Um ano depois, em 1977, quando já andavam em dois, Sá e Guarabyra faziam um percurso de carro pelo sertão do Vale do São Francisco em direção à cidade de Guarabyra, Solar de Bom Jesus da Lapa, onde seu pai vivia, um advogado e pastor batista. Caminhavam pelas ruas quando ouviram uma prosa estranha dita por mais de duas pessoas. Caminhões gigantes, como nunca vistos por ali, andavam levantando as terras de uma região vizinha. Seguiram para lá e viram o que jamais imaginavam. Não só os caminhões mas também muitos homens trabalhavam para construir a represa gigante de Sobradinho, um lago 600 vezes maior do que a Baía de Guanabara, no Rio de Janeiro, construído com águas represadas do São Francisco para fazer funcionar a usina hidrelétrica de Sobradinho. Ninguém sabia disso naquela tarde em que Sá e Guarabyra tiveram a visão do sertão virando mar. Sob regime ditatorial, os jornais nada noticiavam e o projeto era tocado às escuras.
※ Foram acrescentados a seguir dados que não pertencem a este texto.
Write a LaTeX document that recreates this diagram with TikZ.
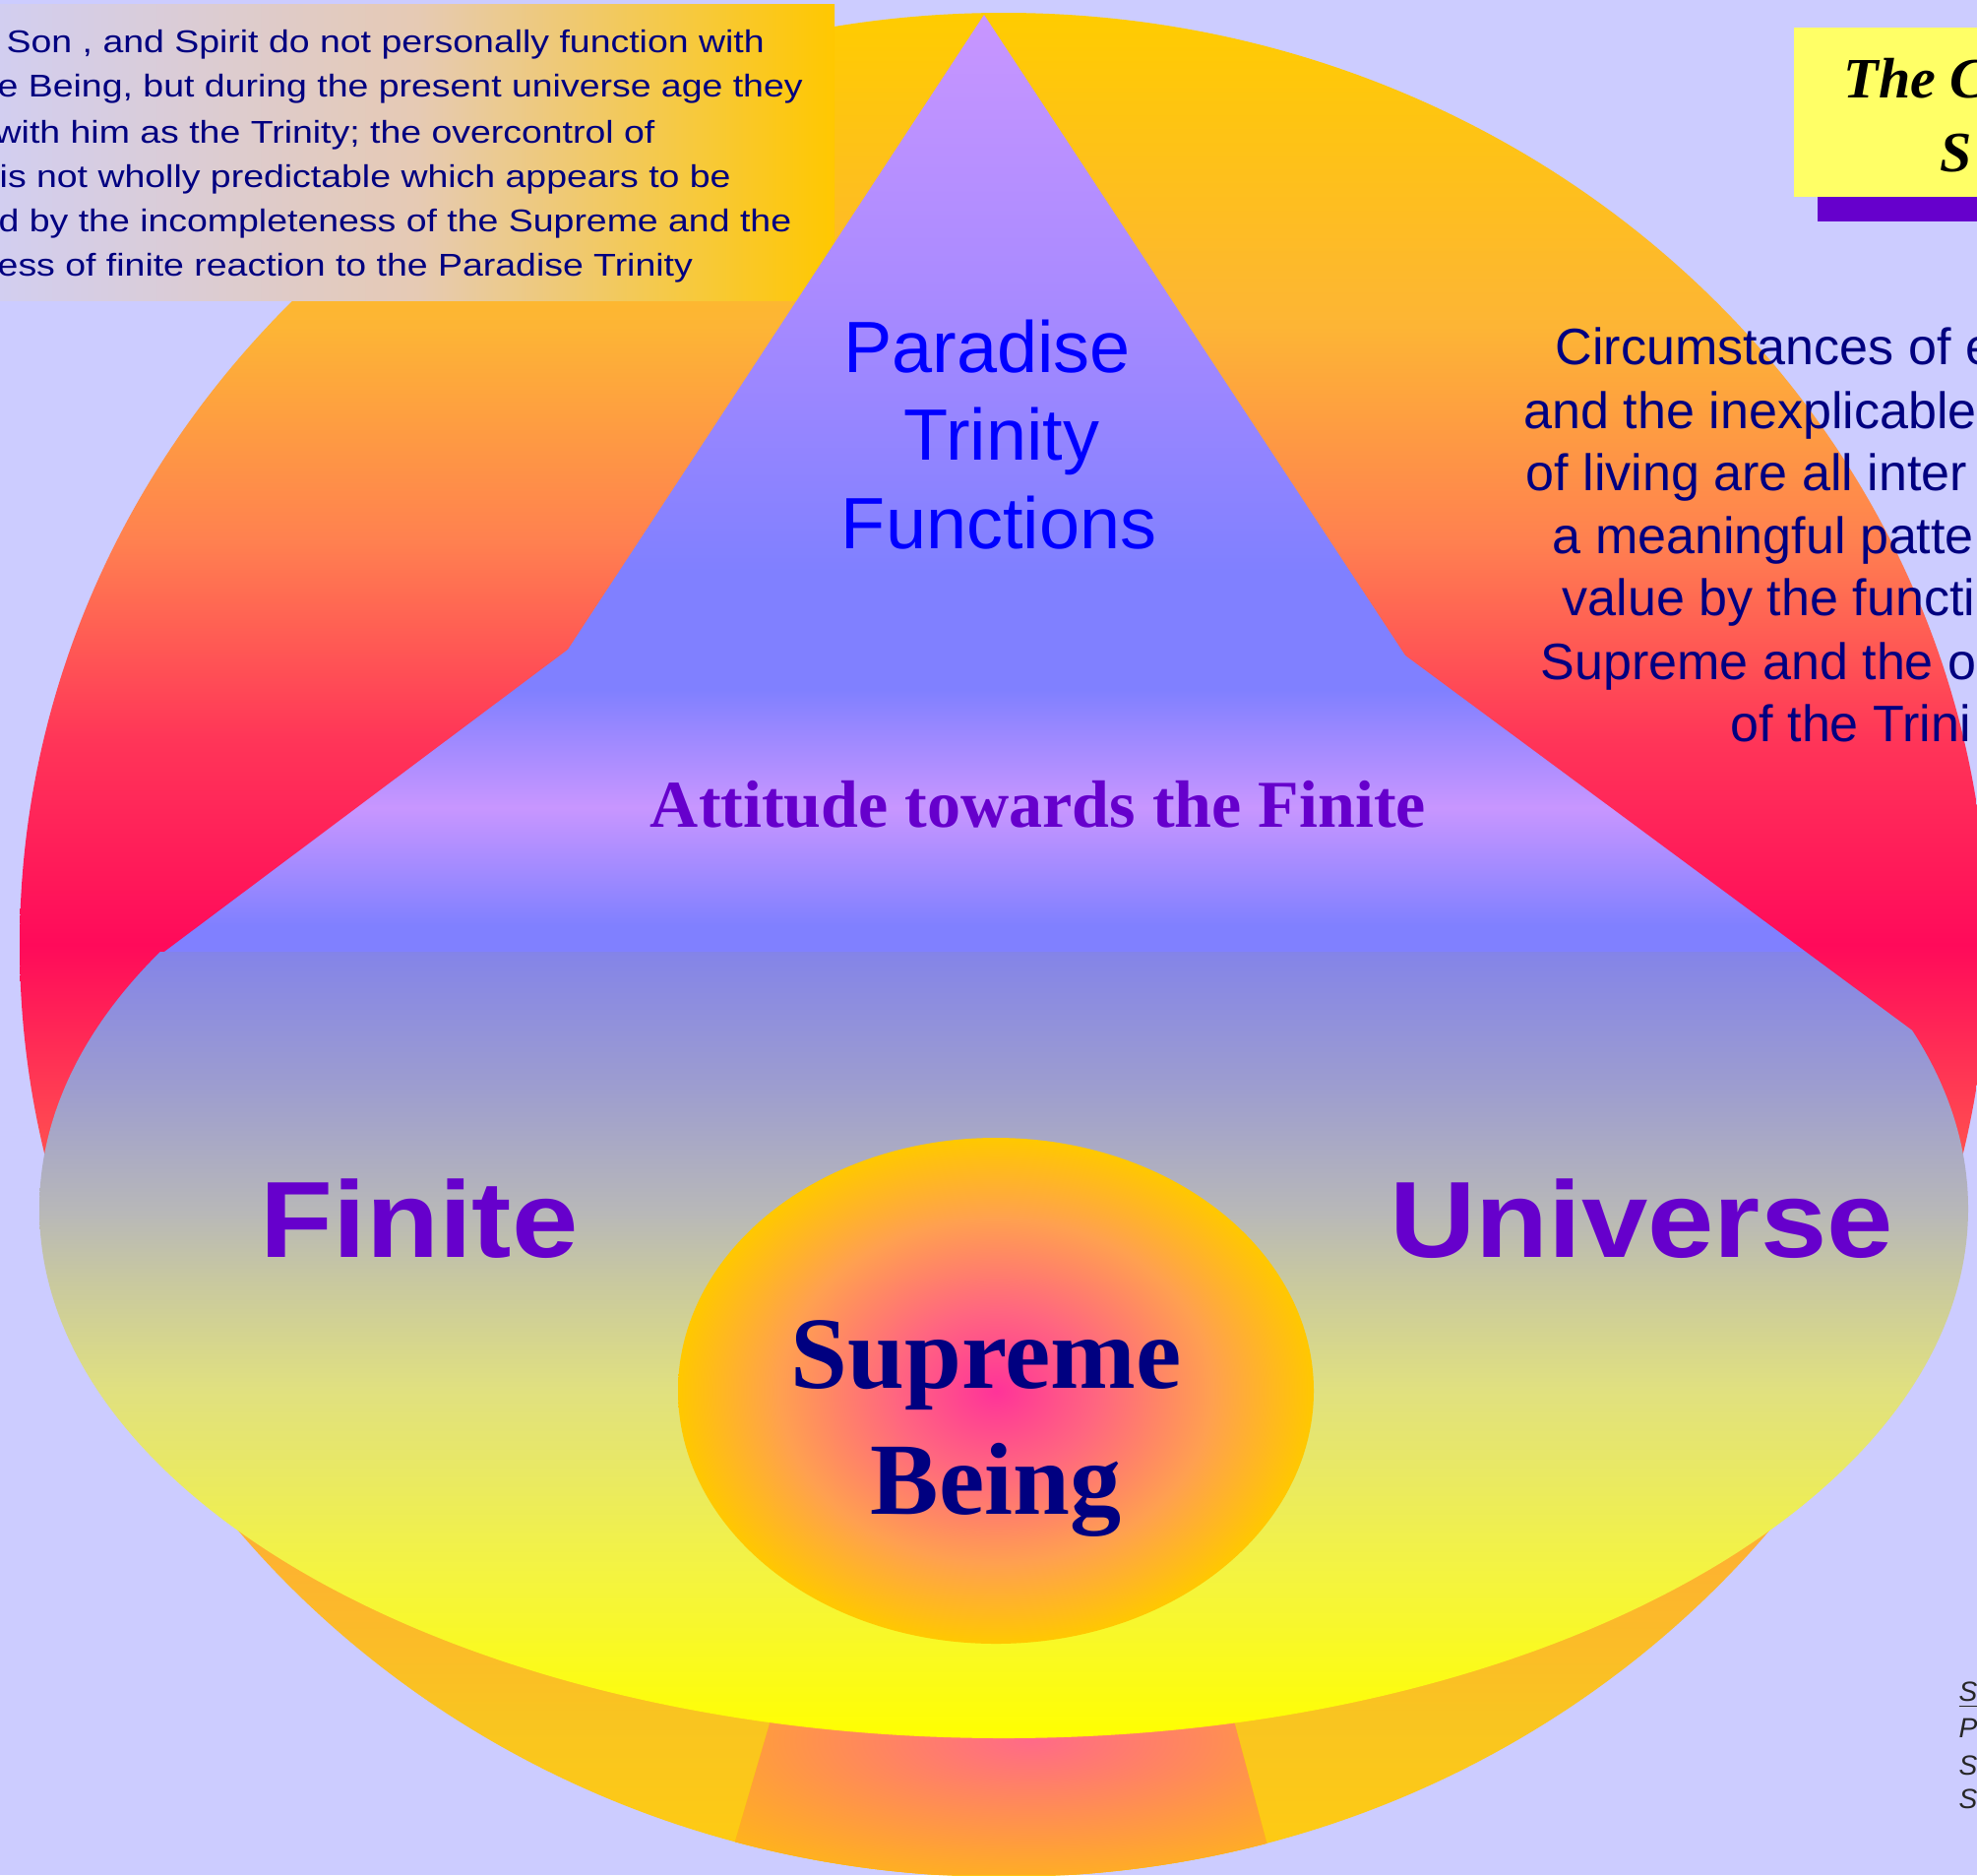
\documentclass[tikz,border=0pt]{standalone}
\usepackage{fontspec}
\setmainfont{Liberation Serif}
\setsansfont{Liberation Sans}
\newfontfamily\notefont[FakeStretch=1.17]{Liberation Sans}
\newfontfamily\widefont[FakeStretch=1.1]{Liberation Sans}

\definecolor{lavbg}{HTML}{CCCCFF}
\definecolor{navytext}{HTML}{000080}
\definecolor{purpletext}{HTML}{6600CC}
\definecolor{bluetext}{HTML}{0000FF}
\definecolor{titleyellow}{HTML}{FFFF66}
\definecolor{boxlav}{HTML}{D2CEF0}
\definecolor{boxmid}{HTML}{E6CAB4}
\definecolor{boxgold}{HTML}{FFC800}
\definecolor{glowpink}{HTML}{FF6A88}
\definecolor{glowgold}{HTML}{FFC600}

\definecolor{orA}{HTML}{FFCC10}
\definecolor{orB}{HTML}{F9C520}
\definecolor{orC}{HTML}{FFAA38}
\definecolor{orD}{HTML}{FF5050}
\definecolor{orE}{HTML}{FF0A5A}
\definecolor{orF}{HTML}{FF3558}
\definecolor{orG}{HTML}{FF8050}
\definecolor{orH}{HTML}{FDB535}
\definecolor{orI}{HTML}{FFCC00}
\pgfdeclareverticalshading{circleshade}{100bp}{color(0bp)=(orA); color(25bp)=(orA); color(29.1bp)=(orB); color(35.7bp)=(orC); color(44.4bp)=(orD); color(50bp)=(orE); color(55.5bp)=(orF); color(60.8bp)=(orG); color(66.6bp)=(orH); color(75bp)=(orI); color(100bp)=(orI)}

\definecolor{trBlue}{HTML}{8080FF}
\definecolor{trViolet}{HTML}{C896FF}
\definecolor{trMid}{HTML}{A98AFF}
\pgfdeclareverticalshading{trinityshade}{100bp}{color(0bp)=(trBlue); color(26.4bp)=(trBlue); color(32.7bp)=(trViolet); color(39bp)=(trBlue); color(45.3bp)=(trBlue); color(60bp)=(trMid); color(75bp)=(trViolet); color(100bp)=(trViolet)}

\definecolor{fuA}{HTML}{FFFF00}
\definecolor{fuB}{HTML}{F4F440}
\definecolor{fuC}{HTML}{E0E080}
\definecolor{fuD}{HTML}{C8C8A0}
\definecolor{fuE}{HTML}{B8B8B8}
\definecolor{fuF}{HTML}{9C9CD0}
\definecolor{fuG}{HTML}{8484E8}
\definecolor{fuH}{HTML}{8080FF}
\pgfdeclareverticalshading{finiteshade}{100bp}{color(0bp)=(fuA); color(25bp)=(fuA); color(32.7bp)=(fuB); color(41.5bp)=(fuC); color(46.7bp)=(fuD); color(49.8bp)=(fuE); color(56bp)=(fuF); color(62.1bp)=(fuG); color(75bp)=(fuH); color(100bp)=(fuH)}

\definecolor{sgA}{HTML}{FF3399}
\definecolor{sgB}{HTML}{FF6680}
\definecolor{sgC}{HTML}{FFA050}
\definecolor{sgD}{HTML}{FFC800}
\pgfdeclareradialshading{supremeglow}{\pgfpoint{0bp}{0bp}}{color(0bp)=(sgA); color(8bp)=(sgB); color(17bp)=(sgC); color(25bp)=(sgD); color(50bp)=(sgD)}

\begin{document}
\begin{tikzpicture}[x=0.01cm,y=-0.01cm,
  every node/.style={inner sep=0pt},
  notetext/.style={anchor=base west,text=navytext,font=\notefont\fontsize{9.1}{11}\selectfont},
  sidetext/.style={anchor=base west,text=navytext,font=\sffamily\fontsize{14.8}{17}\selectfont},
  trinitytext/.style={anchor=base,text=bluetext,font=\sffamily\fontsize{21}{25}\selectfont},
  realmtext/.style={anchor=base,text=purpletext,font=\widefont\bfseries\fontsize{31.3}{36}\selectfont},
  supremetext/.style={anchor=base,text=navytext,font=\bfseries\fontsize{29.6}{34}\selectfont},
  titletext/.style={anchor=base west,text=black,font=\bfseries\itshape\fontsize{16.5}{19}\selectfont},
  refsmall/.style={anchor=base west,text=black!85,font=\sffamily\itshape\fontsize{8}{9}\selectfont}]
\clip (0,0) rectangle (2009,1905);
\fill[lavbg] (0,0) rectangle (2009,1905);

\shade[shading=circleshade] (1020,960) ellipse (1000 and 947);
\begin{scope}
  \clip (1020,960) ellipse (1000 and 947);
  \clip (797,1700) -- (1241,1700) -- (1296,1905) -- (737,1905) -- cycle;
  \fill[glowgold] (700,1700) rectangle (1350,1905);
  \shade[inner color=glowpink,outer color=glowgold] (1048,1768) ellipse (520 and 190);
\end{scope}

\shade[left color=boxlav,right color=boxgold,middle color=boxmid] (0,4) rectangle (848,305);

\begin{scope}
  \clip (0,967) -- (1835,967) -- (2160,1207) -- (2160,1905) -- (0,1905) -- cycle;
  \shade[shading=finiteshade] (1020,1228) ellipse (980 and 538);
\end{scope}
\shade[shading=trinityshade] (1000,15) -- (577,660) -- (167,967) -- (1835,967) -- (1428,666) -- cycle;
\shade[shading=supremeglow] (1012,1413) ellipse (323 and 257);

\fill[purpletext] (1847,52) rectangle (2009,225);
\fill[titleyellow] (1823,28) rectangle (2009,200);

\foreach \yy/\xx/\txt [count=\i] in {53/6/{Son , and Spirit do not personally function with},
    98/-3/{e Being, but during the present universe age they},
    145/-6/{with him as the Trinity; the overcontrol of},
    190/-1/{is not wholly predictable which appears to be},
    235/-2/{d by the incompleteness of the Supreme and the},
    280/-3/{ess of finite reaction to the Paradise Trinity}}
  \node[notetext] (note\i) at (\xx,\yy) {\txt};

\foreach \yy/\xx/\txt [count=\i] in {370/1580/{Circumstances of e},
    435/1548/{and the inexplicable},
    498/1550/{of living are all inter},
    562/1577/{a meaningful patte},
    625/1587/{value by the functi},
    690/1565/{Supreme and the o},
    753/1758/{of the Trini}}
  \node[sidetext] (side\i) at (\xx,\yy) {\txt};

\node[titletext] (title1) at (1873,99) {The C};
\node[titletext] (title2) at (1971,174) {S};

\node[trinitytext] (paradise) at (1003,378) {Paradise};
\node[trinitytext] (trinity) at (1018,467) {Trinity};
\node[trinitytext] (functions) at (1015,557) {Functions};

\node[anchor=base,text=purpletext,font=\bfseries\fontsize{19.35}{23}\selectfont] (attitude) at (1055,840) {Attitude towards the Finite};

\node[realmtext] (finite) at (426,1277) {Finite};
\node[realmtext] (universe) at (1668,1277) {Universe};

\node[supremetext] (supreme) at (1002,1410) {Supreme};
\node[supremetext] (being) at (1012,1538) {Being};

\node[refsmall] (ref1) at (1990,1728) {\underline{S}};
\node[refsmall] (ref2) at (1990,1765) {P};
\node[refsmall] (ref3) at (1990,1803) {S};
\node[refsmall] (ref4) at (1990,1837) {S};
\end{tikzpicture}
\end{document}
Seis cidades seriam inundadas, centenas de famílias seriam removidas e o impacto ambiental se anunciava. As cobranças previstas e as inimagináveis logo chegariam, como o aumento nos índices de prostituição infantil. Sá & Guarabyra fizeram a primeira reportagem denunciando em música o que o mundo saberia em breve. “Adeus, Remanso, Casa Nova, Sento-Sé / Adeus, Pilão Arcado, vem o rio te engolir / Debaixo de água lá se vai a vida inteira / Por cima da cachoeira o gaiola vai, vai subir / Vai ter barragem no salto do Sobradinho / e o povo vai-se embora com medo de se afogar / O sertão vai virar mar / Dá no coração / o medo que algum dia o mar também vire sertão…” “Foi a partir do sucesso da música que o governo começou a fazer propagandas para reverter a imagem e dizer que a iniciativa faria bem ao País”, lembra o jornalista Guarabyra.